- _Objective_: Work out how many lines of the material below mention the word "script"; reply with the number only.

- _Input_:
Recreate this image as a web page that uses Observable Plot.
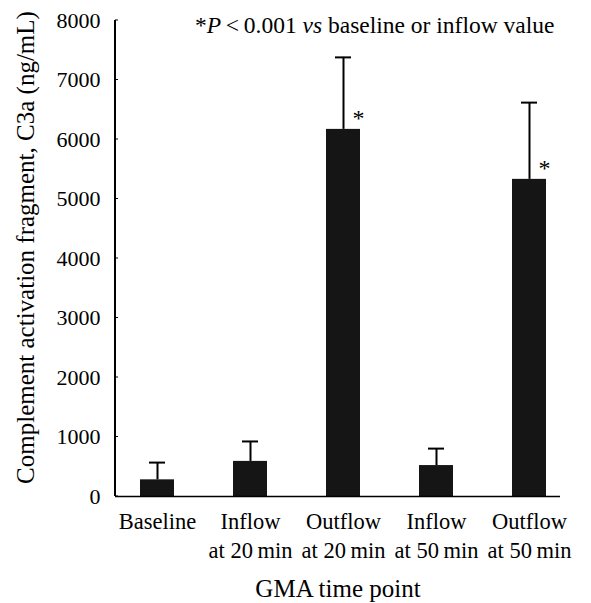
<!DOCTYPE html>
<html><head><meta charset="utf-8">
<script src="https://cdn.jsdelivr.net/npm/d3@7"></script>
<script src="https://cdn.jsdelivr.net/npm/@observablehq/plot@0.6"></script>
<style>
body{margin:0;background:#fff;}
svg{font-family:"Liberation Serif","Times New Roman",serif;}
</style>
</head><body><div id="chart"></div>
<script>
const categories = ["Baseline", "Inflow\nat 20\u2009min", "Outflow\nat 20\u2009min", "Inflow\nat 50\u2009min", "Outflow\nat 50\u2009min"];
const means = [280, 590, 6170, 520, 5330];
const upperErrors = [570, 925, 7380, 805, 6620];
const significant = [false, false, true, false, true];
const yTicks = [0, 1000, 2000, 3000, 4000, 5000, 6000, 7000, 8000];
const yLabel = "Complement activation fragment, C3a (ng/mL)";
const xLabel = "GMA time point";
const notePieces = [["*", false], ["P", true], ["\u2009<\u20090.001 ", false], ["vs", true], [" baseline or inflow value", false]];

const data = categories.map((c, i) => ({cat: c, mean: means[i], upper: upperErrors[i], sig: significant[i]}));

const M = {top: 20, right: 31, bottom: 107, left: 115};

function note(index, scales, values, dims, context) {
  const t = d3.create("svg:text")
    .attr("x", M.left + 80)
    .attr("y", scales.y(8000) + 13)
    .attr("font-size", 23.5)
    .attr("text-anchor", "start")
    .attr("fill", "#000")
    .style("white-space", "pre");
  for (const [s, it] of notePieces) {
    const sp = t.append("tspan").text(s);
    if (it) sp.attr("font-style", "italic");
  }
  return t.node();
}

const chart = Plot.plot({
  width: 591,
  height: 603,
  marginLeft: M.left,
  marginRight: M.right,
  marginTop: M.top,
  marginBottom: M.bottom,
  style: {fontFamily: "'Liberation Serif','Times New Roman',serif", background: "#fff", color: "#000"},
  x: {domain: categories, range: [120, 565], paddingInner: 0.635, paddingOuter: 0.2035, axis: null},
  y: {domain: [0, 8000], ticks: yTicks, axis: null},
  marks: [
    Plot.barY(data, {x: "cat", y: "mean", fill: "#151515"}),
    Plot.ruleX(data, {x: "cat", y1: "mean", y2: "upper", stroke: "#000", strokeWidth: 2}),
    Plot.tickY(data, {x: "cat", y: "upper", stroke: "#000", strokeWidth: 2, insetLeft: 9, insetRight: 9}),
    Plot.text(data.filter(d => d.sig), {x: "cat", y: "mean", text: () => "*", dx: 15, dy: -11, fontSize: 24, fill: "#000"}),
    Plot.ruleY([0], {stroke: "#000", strokeWidth: 1.5}),
    Plot.axisY({ticks: yTicks, tickSize: 0, tickPadding: 15, fontSize: 22, label: null, tickFormat: d => String(d)}),
    Plot.text(data, {x: "cat", text: "cat", frameAnchor: "bottom", lineAnchor: "top", dy: 11, fontSize: 22.5, lineHeight: 1.32, fill: "#000"}),
    Plot.text([xLabel], {frameAnchor: "bottom", dy: 100, fontSize: 25, fill: "#000"}),
    Plot.text([yLabel], {frameAnchor: "left", textAnchor: "middle", rotate: -90, dx: -90, dy: -11, fontSize: 25, fill: "#000"}),
    note
  ]
});

// y-axis line and small inward ticks, placed through the plot's own y scale
const yScale = chart.scale("y");
const svg = d3.select(chart);
const axisG = svg.append("g").attr("stroke", "#000");
axisG.append("line")
  .attr("x1", M.left).attr("x2", M.left)
  .attr("y1", yScale.apply(8000)).attr("y2", yScale.apply(0))
  .attr("stroke-width", 2);
for (const t of yTicks) {
  axisG.append("line")
    .attr("x1", M.left).attr("x2", M.left + 3)
    .attr("y1", yScale.apply(t)).attr("y2", yScale.apply(t))
    .attr("stroke-width", 1);
}
document.getElementById("chart").appendChild(chart);
</script>
</body></html>
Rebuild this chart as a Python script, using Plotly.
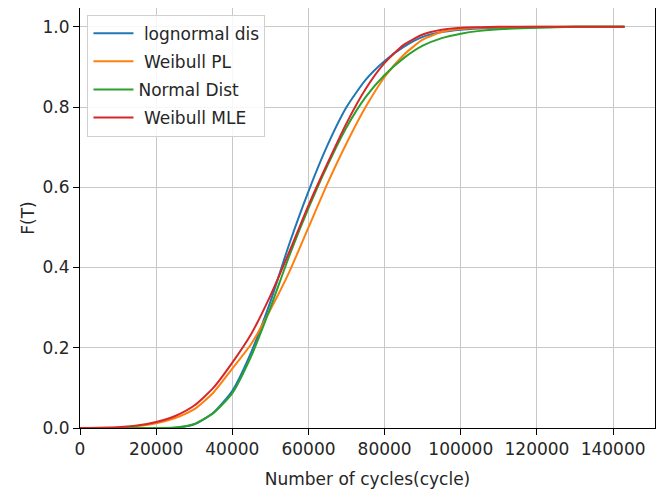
import plotly.graph_objects as go

# cycles (x grid)
cycles = [0, 10000, 15000, 20000, 25000, 30000, 35000, 40000, 45000, 50000,
          55000, 60000, 65000, 70000, 75000, 80000, 85000, 90000, 95000,
          100000, 105000, 110000, 120000, 130000, 143000]

lognormal_dis = [0, 0, 0, 0, 0.0006, 0.009, 0.038, 0.093, 0.19, 0.315,
                 0.46, 0.59, 0.705, 0.80, 0.868, 0.915, 0.95, 0.975, 0.987,
                 0.993, 0.996, 0.998, 0.999, 1.0, 1.0]
weibull_pl = [0, 0.0015, 0.005, 0.012, 0.025, 0.047, 0.088, 0.148, 0.21, 0.295,
              0.39, 0.50, 0.61, 0.71, 0.80, 0.875, 0.93, 0.968, 0.987,
              0.995, 0.998, 0.999, 1.0, 1.0, 1.0]
normal_dist = [0, 0, 0, 0, 0.001, 0.01, 0.037, 0.087, 0.18, 0.30,
               0.43, 0.548, 0.655, 0.75, 0.825, 0.88, 0.922, 0.953, 0.972,
               0.983, 0.99, 0.994, 0.998, 1.0, 1.0]
weibull_mle = [0, 0.002, 0.006, 0.015, 0.03, 0.056, 0.10, 0.163, 0.235, 0.33,
               0.44, 0.555, 0.66, 0.76, 0.845, 0.91, 0.955, 0.981, 0.993,
               0.998, 0.999, 1.0, 1.0, 1.0, 1.0]

names = ["\u00a0lognormal dis", "\u00a0Weibull PL", "Normal Dist", "\u00a0Weibull MLE"]
series = [lognormal_dis, weibull_pl, normal_dist, weibull_mle]
colors = ["#1f77b4", "#ff7f0e", "#2ca02c", "#d62728"]

x_ticks = [0, 20000, 40000, 60000, 80000, 100000, 120000, 140000]
y_ticks = [0.0, 0.2, 0.4, 0.6, 0.8, 1.0]

FONT = "DejaVu Sans"
FS = 17
TXT = "#262626"

fig = go.Figure()
for i, (n, s, c) in enumerate(zip(names, series, colors)):
    fig.add_trace(go.Scatter(
        x=cycles, y=s, name=n, mode="lines",
        line=dict(color=c, width=2, shape="spline", smoothing=0.6),
        legendgroup=f"g{i}",
    ))

axis_common = dict(
    showline=True, mirror=True, linecolor="black", linewidth=1,
    ticks="outside", ticklen=6, tickcolor="black", tickwidth=1,
    showgrid=True, gridcolor="#c8c8c8", gridwidth=1,
    zeroline=False, automargin=False,
    tickfont=dict(family=FONT, size=FS, color=TXT),
)

fig.update_layout(
    width=657, height=488,
    margin=dict(l=72, r=10, t=0, b=68),
    paper_bgcolor="white", plot_bgcolor="white",
    font=dict(family=FONT, size=FS, color=TXT),
    showlegend=True,
    legend=dict(
        x=0.013, y=0.984, xanchor="left", yanchor="top",
        bgcolor="rgba(255,255,255,0.85)", bordercolor="#d0d0d0", borderwidth=1,
        font=dict(family=FONT, size=FS, color=TXT),
        tracegroupgap=3, itemwidth=40,
    ),
    xaxis=dict(
        range=[0, 151000], tickvals=x_ticks,
        ticktext=[str(v) for v in x_ticks],
        title=dict(text="Number of cycles(cycle)", standoff=14,
                   font=dict(family=FONT, size=FS, color=TXT)),
        **axis_common,
    ),
    yaxis=dict(
        range=[0, 1.047], tickvals=y_ticks,
        ticktext=[f"{v:.1f}" for v in y_ticks],
        title=dict(text="F(T)", standoff=3,
                   font=dict(family=FONT, size=FS, color=TXT)),
        **axis_common,
    ),
)

fig.write_html("out.html")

- _Right answer_: 5